# START OF Supplied data
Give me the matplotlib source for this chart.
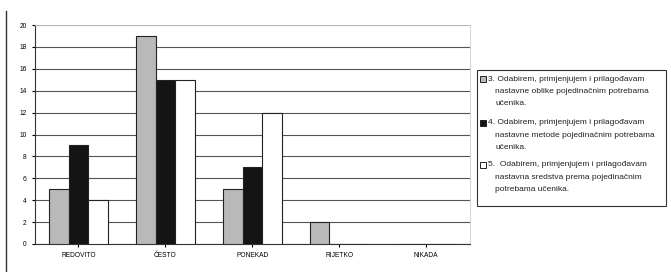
import matplotlib
matplotlib.use("Agg")
import matplotlib.pyplot as plt
import numpy as np
from matplotlib.patches import Rectangle
from matplotlib.lines import Line2D

plt.rcParams['font.family'] = ['Liberation Sans', 'DejaVu Sans']

categories = ["REDOVITO", "ČESTO", "PONEKAD", "RIJETKO", "NIKADA"]
series_names = [
    ["3. Odabirem, primjenjujem i prilagođavam", "nastavne oblike pojedinačnim potrebama", "učenika."],
    ["4. Odabirem, primjenjujem i prilagođavam", "nastavne metode pojedinačnim potrebama", "učenika."],
    ["5.  Odabirem, primjenjujem i prilagođavam", "nastavna sredstva prema pojedinačnim", "potrebama učenika."],
]
s3 = [5, 19, 5, 2, 0]
s4 = [9, 15, 7, 0, 0]
s5 = [4, 15, 12, 0, 0]
yticks = list(range(0, 21, 2))

colors = ["#b9b9b9", "#141414", "#ffffff"]

W, H = 671, 272
fig = plt.figure(figsize=(6.71, 2.72), dpi=100)
ax = fig.add_axes([0.052, 0.103, 0.648, 0.805])

x = np.arange(len(categories))
w = 0.225
for i, (vals, c) in enumerate(zip([s3, s4, s5], colors)):
    ax.bar(x + (i - 1) * w, vals, w, color=c, edgecolor="#222222", linewidth=0.8, zorder=3)

ax.set_xlim(-0.5, 4.5)
ax.set_ylim(0, 20)
ax.set_yticks(yticks)
ax.set_yticklabels([str(t) for t in yticks], fontsize=4.8)
ax.set_xticks(x)
ax.set_xticklabels(categories, fontsize=4.8)
ax.yaxis.grid(True, color="#555555", linewidth=0.8, zorder=0)
ax.tick_params(axis="both", length=2, width=0.8, pad=4)
for s in ["top", "right"]:
    ax.spines[s].set_color("#cccccc")
    ax.spines[s].set_linewidth(0.6)
for s in ["left", "bottom"]:
    ax.spines[s].set_color("#333333")
    ax.spines[s].set_linewidth(0.8)

# legend drawn manually (pixel layout -> figure fraction)
def fx(px):
    return px / W
def fy(py):
    return 1 - py / H

fig.add_artist(Rectangle((fx(477), fy(206)), fx(666) - fx(477), (206 - 70) / H,
                         transform=fig.transFigure, facecolor="white",
                         edgecolor="#333333", linewidth=0.8))
entry_tops = [79, 123, 165]
line_gap = 12.3
for names, c, yt in zip(series_names, colors, entry_tops):
    fig.add_artist(Rectangle((fx(480), fy(yt + 3)), 6 / W, 6 / H,
                             transform=fig.transFigure, facecolor=c,
                             edgecolor="#222222", linewidth=0.7))
    for k, line in enumerate(names):
        xpos = 488 if k == 0 else 495
        fig.text(fx(xpos), fy(yt + k * line_gap), line, fontsize=6.0,
                 va="center", ha="left", color="#222222")

fig.add_artist(Line2D([0.009, 0.009], [0.0, 0.96], color="#333333", linewidth=1.0))

fig.savefig("out.png", dpi=100)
# END OF Supplied data
#### Problem to work on
All the lines above are to be given again exactly as they read, with the pictures removed.

#### Correct answer
Give me the matplotlib source for this chart.
import matplotlib
matplotlib.use("Agg")
import matplotlib.pyplot as plt
import numpy as np
from matplotlib.patches import Rectangle
from matplotlib.lines import Line2D

plt.rcParams['font.family'] = ['Liberation Sans', 'DejaVu Sans']

categories = ["REDOVITO", "ČESTO", "PONEKAD", "RIJETKO", "NIKADA"]
series_names = [
    ["3. Odabirem, primjenjujem i prilagođavam", "nastavne oblike pojedinačnim potrebama", "učenika."],
    ["4. Odabirem, primjenjujem i prilagođavam", "nastavne metode pojedinačnim potrebama", "učenika."],
    ["5.  Odabirem, primjenjujem i prilagođavam", "nastavna sredstva prema pojedinačnim", "potrebama učenika."],
]
s3 = [5, 19, 5, 2, 0]
s4 = [9, 15, 7, 0, 0]
s5 = [4, 15, 12, 0, 0]
yticks = list(range(0, 21, 2))

colors = ["#b9b9b9", "#141414", "#ffffff"]

W, H = 671, 272
fig = plt.figure(figsize=(6.71, 2.72), dpi=100)
ax = fig.add_axes([0.052, 0.103, 0.648, 0.805])

x = np.arange(len(categories))
w = 0.225
for i, (vals, c) in enumerate(zip([s3, s4, s5], colors)):
    ax.bar(x + (i - 1) * w, vals, w, color=c, edgecolor="#222222", linewidth=0.8, zorder=3)

ax.set_xlim(-0.5, 4.5)
ax.set_ylim(0, 20)
ax.set_yticks(yticks)
ax.set_yticklabels([str(t) for t in yticks], fontsize=4.8)
ax.set_xticks(x)
ax.set_xticklabels(categories, fontsize=4.8)
ax.yaxis.grid(True, color="#555555", linewidth=0.8, zorder=0)
ax.tick_params(axis="both", length=2, width=0.8, pad=4)
for s in ["top", "right"]:
    ax.spines[s].set_color("#cccccc")
    ax.spines[s].set_linewidth(0.6)
for s in ["left", "bottom"]:
    ax.spines[s].set_color("#333333")
    ax.spines[s].set_linewidth(0.8)

# legend drawn manually (pixel layout -> figure fraction)
def fx(px):
    return px / W
def fy(py):
    return 1 - py / H

fig.add_artist(Rectangle((fx(477), fy(206)), fx(666) - fx(477), (206 - 70) / H,
                         transform=fig.transFigure, facecolor="white",
                         edgecolor="#333333", linewidth=0.8))
entry_tops = [79, 123, 165]
line_gap = 12.3
for names, c, yt in zip(series_names, colors, entry_tops):
    fig.add_artist(Rectangle((fx(480), fy(yt + 3)), 6 / W, 6 / H,
                             transform=fig.transFigure, facecolor=c,
                             edgecolor="#222222", linewidth=0.7))
    for k, line in enumerate(names):
        xpos = 488 if k == 0 else 495
        fig.text(fx(xpos), fy(yt + k * line_gap), line, fontsize=6.0,
                 va="center", ha="left", color="#222222")

fig.add_artist(Line2D([0.009, 0.009], [0.0, 0.96], color="#333333", linewidth=1.0))

fig.savefig("out.png", dpi=100)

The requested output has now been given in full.